We, as humans, define our own purpose. We’re continuously pushing our rocks, finding beauty and meaning in the struggle. We take all of the disparate pieces of our lives together, the occurrences that seem to pivot our direction with an inexplicable opaqueness, and try to make sense of them and move forward from them as best we can.

When I first read Camus’s essay, I was blown away by the clarity with which I could translate the epic saga of my summer (which somehow seemed to pull some inspiration from some ancient Athenian) to its message of agency and freedom. There’s no set path for me, no checklist I need to check off, no predestined mission that is required of me to pursue. I am a free human being, as are we all, and I can carve my path in this world as I see fit with the information, experiences, and perspectives I possess at a given moment in my life.

If writing and telling these stories, these moving narratives of invisibility, is what I think is my purpose in life, then I need to pursue that wholeheartedly, giving everything of myself to that purpose, to doing the best that I can, pushing my rock up that mountain.


“That will lead us back to…”

No, not “do.” Getting a job. Right. Still have to do that somehow. The real world beckons, its hand outstretched.
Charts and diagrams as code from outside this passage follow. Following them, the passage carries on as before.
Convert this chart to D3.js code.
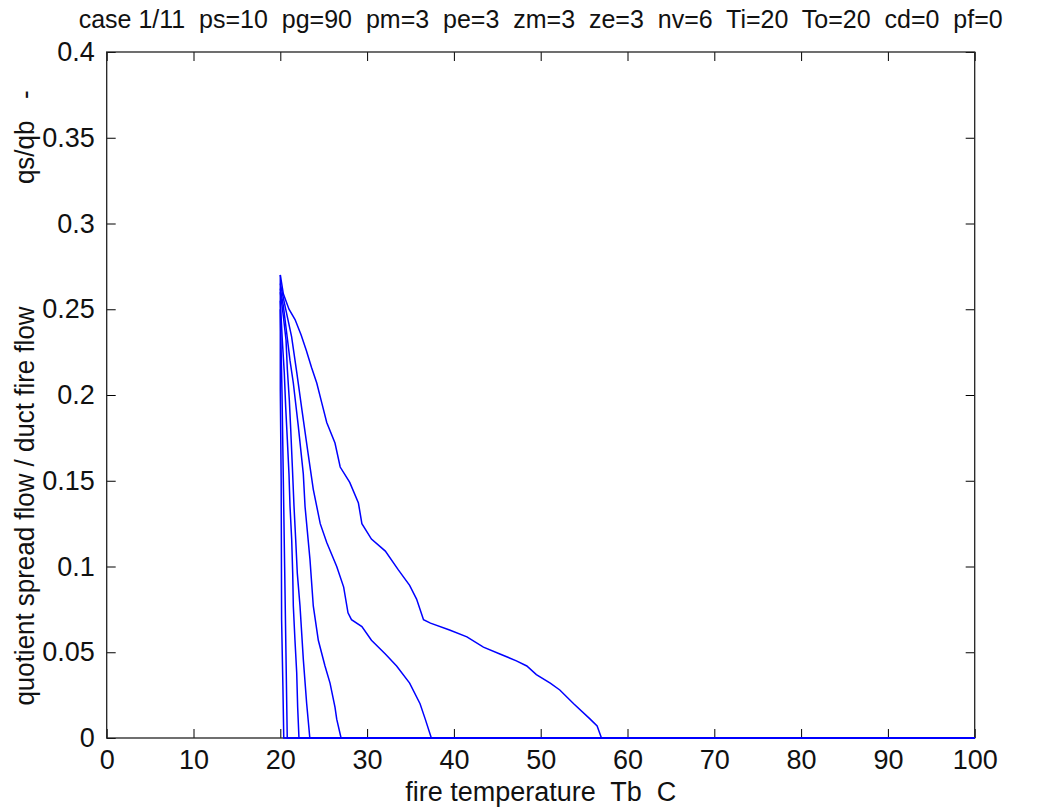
<!DOCTYPE html>
<html><head><meta charset="utf-8">
<script src="https://cdn.jsdelivr.net/npm/d3@7"></script>
<style>
html,body{margin:0;padding:0;background:#fff;}
text{font-family:"Liberation Sans Narrow","Arial Narrow","Liberation Sans",Arial,sans-serif;fill:#111;white-space:pre;}
</style></head>
<body>
<svg id="chart" width="1040" height="807"></svg>
<script>
const titleText = "case 1/11  ps=10  pg=90  pm=3  pe=3  zm=3  ze=3  nv=6  Ti=20  To=20  cd=0  pf=0";
const xLabelText = "fire temperature  Tb  C";
const yLabelText = "quotient spread flow / duct fire flow                 qs/qb   -";
const xTicks = [0,10,20,30,40,50,60,70,80,90,100];
const yTicks = [0,0.05,0.1,0.15,0.2,0.25,0.3,0.35,0.4];
const xDomain = [0,100];
const yDomain = [0,0.4];

const curve1 = [[20,0.27],[20,0.203],[20.1,0.15],[20.15,0.069],[20.3,0.03],[20.4,0],[100,0]];
const curve2 = [[20,0.25],[20.2,0.2],[20.35,0.15],[20.5,0.1],[20.65,0.05],[20.8,0],[100,0]];
const curve3 = [[20,0.255],[20.23,0.232],[20.46,0.213],[20.62,0.193],[20.81,0.174],[21.0,0.154],[21.12,0.135],[21.31,0.116],[21.43,0.096],[21.5,0.077],[21.69,0.057],[21.89,0.038],[22.0,0.018],[22.15,0],[100,0]];
const curve4 = [[20,0.26],[20.35,0.246],[20.66,0.232],[20.81,0.215],[21.04,0.197],[21.2,0.18],[21.39,0.158],[21.58,0.135],[21.77,0.116],[21.96,0.096],[22.27,0.077],[22.65,0.046],[23.04,0.02],[23.4,0],[100,0]];
const curve5 = [[20,0.262],[20.35,0.252],[20.74,0.236],[21.12,0.22],[21.5,0.207],[22.07,0.182],[22.65,0.154],[22.85,0.135],[23.42,0.104],[23.8,0.077],[24.38,0.057],[25.15,0.042],[25.73,0.032],[26.3,0.018],[26.5,0.011],[27.0,0],[100,0]];
const curve6 = [[20,0.265],[20.54,0.252],[21.3,0.234],[21.9,0.213],[22.5,0.191],[23.2,0.166],[23.8,0.145],[24.6,0.125],[25.35,0.114],[26.5,0.1],[27.3,0.088],[27.8,0.073],[28.2,0.069],[29.4,0.065],[30.5,0.057],[32.1,0.049],[33.4,0.042],[34.9,0.032],[36.1,0.02],[36.7,0.011],[37.4,0],[100,0]];
const curve7 = [[20,0.27],[20.35,0.259],[21.0,0.25],[21.7,0.244],[22.4,0.235],[23.0,0.226],[23.6,0.216],[24.2,0.207],[24.8,0.195],[25.35,0.184],[26.3,0.172],[26.9,0.158],[28.0,0.149],[29.0,0.137],[29.4,0.125],[30.5,0.116],[32.1,0.109],[33.6,0.098],[34.9,0.089],[35.7,0.081],[36.5,0.069],[37.3,0.067],[39.5,0.063],[41.5,0.059],[43.4,0.053],[45.3,0.049],[47.2,0.045],[48.4,0.042],[49.5,0.037],[51.1,0.032],[52.2,0.028],[53.8,0.02],[55.7,0.011],[56.5,0.007],[57.0,0],[100,0]];
const curves = [curve1,curve2,curve3,curve4,curve5,curve6,curve7];

const W = 1040, H = 807;
const m = {left:106.7, right:1040-974.7, top:52, bottom:807-738};
const iw = W - m.left - m.right, ih = H - m.top - m.bottom;
const svg = d3.select("#chart");
const g = svg.append("g").attr("transform",`translate(${m.left},${m.top})`);
const x = d3.scaleLinear().domain(xDomain).range([0,iw]);
const y = d3.scaleLinear().domain(yDomain).range([ih,0]);
const fmtY = d => d===0 ? "0" : String(+d.toFixed(2));
const tickLen = 9;
const fs = 27;

function styleAxis(sel, labels){
  sel.select(".domain").remove();
  sel.selectAll(".tick line").attr("stroke","#000").attr("stroke-width",1);
  sel.selectAll(".tick text").style("font-size",fs+"px").attr("fill","#111");
  if(!labels) sel.selectAll(".tick text").remove();
}
const xb = g.append("g").attr("transform",`translate(0,${ih})`)
  .call(d3.axisBottom(x).tickValues(xTicks).tickSizeInner(-tickLen).tickSizeOuter(0).tickPadding(12).tickFormat(d3.format("d")));
styleAxis(xb,true);
const xt = g.append("g").call(d3.axisTop(x).tickValues(xTicks).tickSizeInner(-tickLen).tickSizeOuter(0));
styleAxis(xt,false);
const yl = g.append("g").call(d3.axisLeft(y).tickValues(yTicks).tickSizeInner(-tickLen).tickSizeOuter(0).tickPadding(12).tickFormat(fmtY));
styleAxis(yl,true);
const yr = g.append("g").attr("transform",`translate(${iw},0)`).call(d3.axisRight(y).tickValues(yTicks).tickSizeInner(-tickLen).tickSizeOuter(0));
styleAxis(yr,false);

g.append("rect").attr("x",0).attr("y",0).attr("width",iw).attr("height",ih)
  .attr("fill","none").attr("stroke","#222").attr("stroke-width",1.3);

const line = d3.line().x(d=>x(d[0])).y(d=>y(d[1]));
g.selectAll("path.curve").data(curves).join("path").attr("class","curve")
  .attr("d",line).attr("fill","none").attr("stroke","#0000ff").attr("stroke-width",1.5);

svg.append("text").attr("x",m.left+iw/2).attr("y",28).attr("text-anchor","middle")
  .style("font-size","25px").text(titleText);

svg.append("text").attr("x",m.left+iw/2).attr("y",801).attr("text-anchor","middle")
  .style("font-size",fs+"px").text(xLabelText);
const ylab = svg.append("text").attr("transform",`translate(34,${m.top+ih/2+3}) rotate(-90)`).attr("text-anchor","middle")
  .style("font-size",fs+"px").text(yLabelText);
const yll = ylab.node().getComputedTextLength();
ylab.attr("textLength", yll*0.96).attr("lengthAdjust","spacingAndGlyphs");
</script>
</body></html>
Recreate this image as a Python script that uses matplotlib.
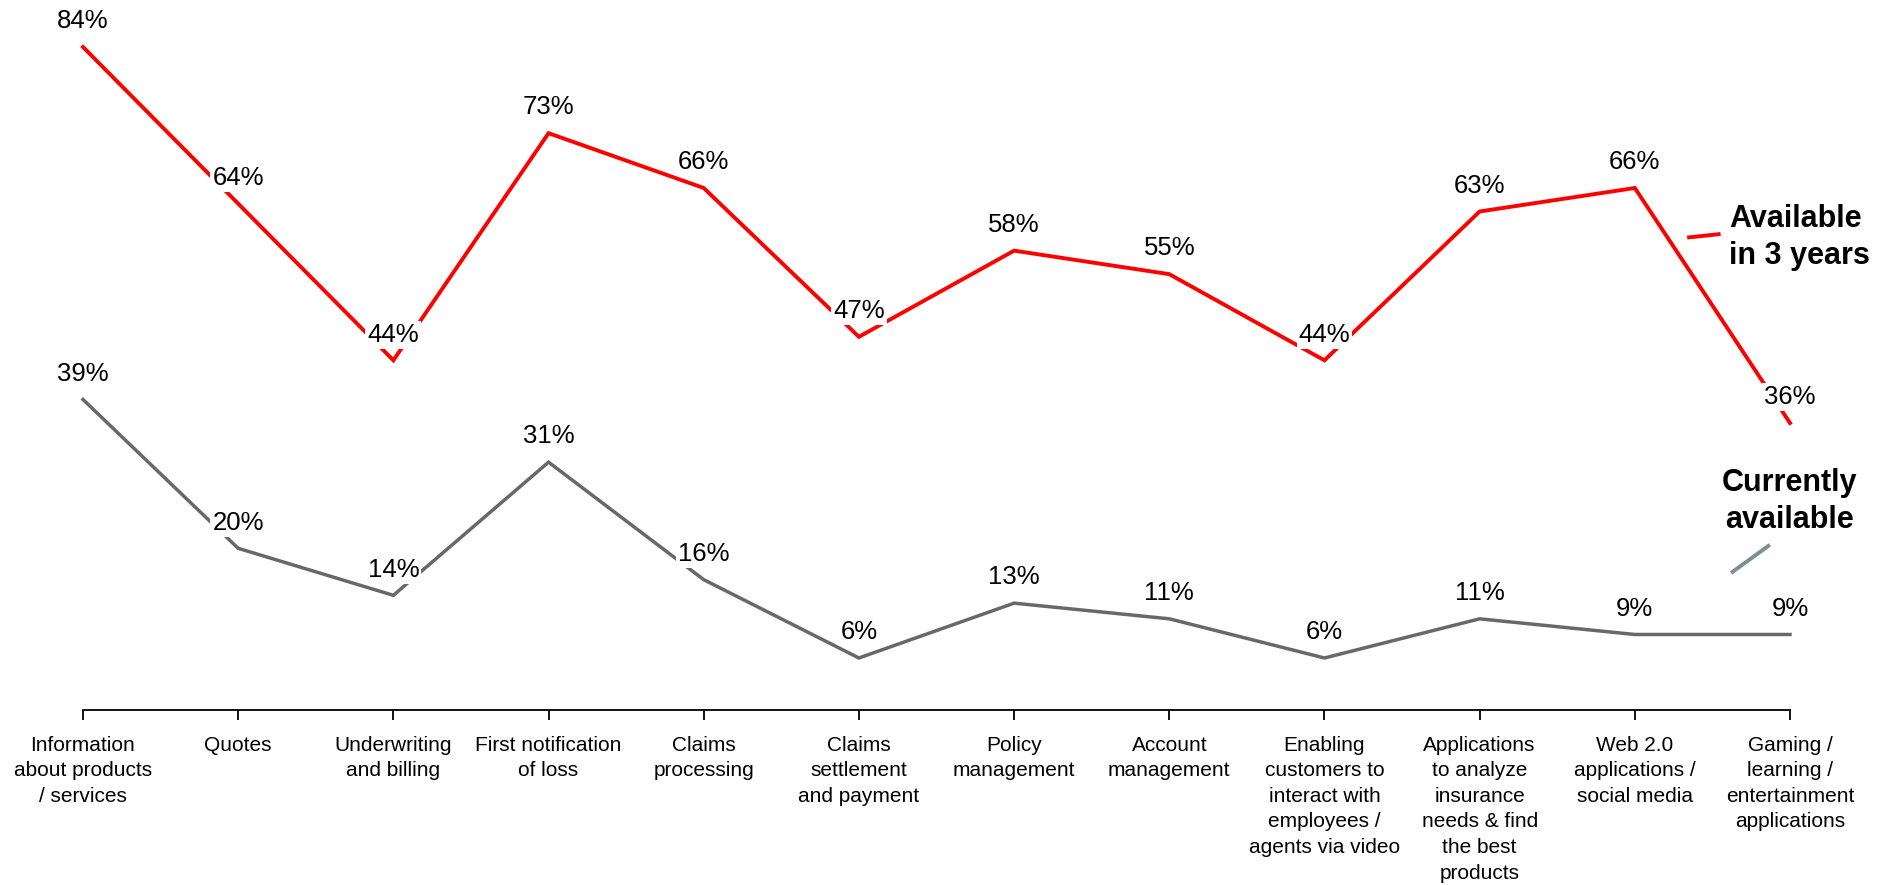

How does one make their way doing this? Just “fake it ’til you make it”? Will I just have to resign myself to not making a whole lot of money but being really happy doing what I love? Is there a middle ground? How do I get there?

I guess I’m going to find out. But I’ve come to terms with the millions of voices ceaselessly questioning whether or not what I was doing — whether or not everything that I was doing — followed the purpose I was “called” to follow.

My purpose is my own, as is my work, my life.

I’ve set my coordinates upon the horizon. Now I must steer my ship towards them, jostling against the push and pull of the waves, enjoying every breath of life that I wrangle from what’s left of my journey, this beautiful life.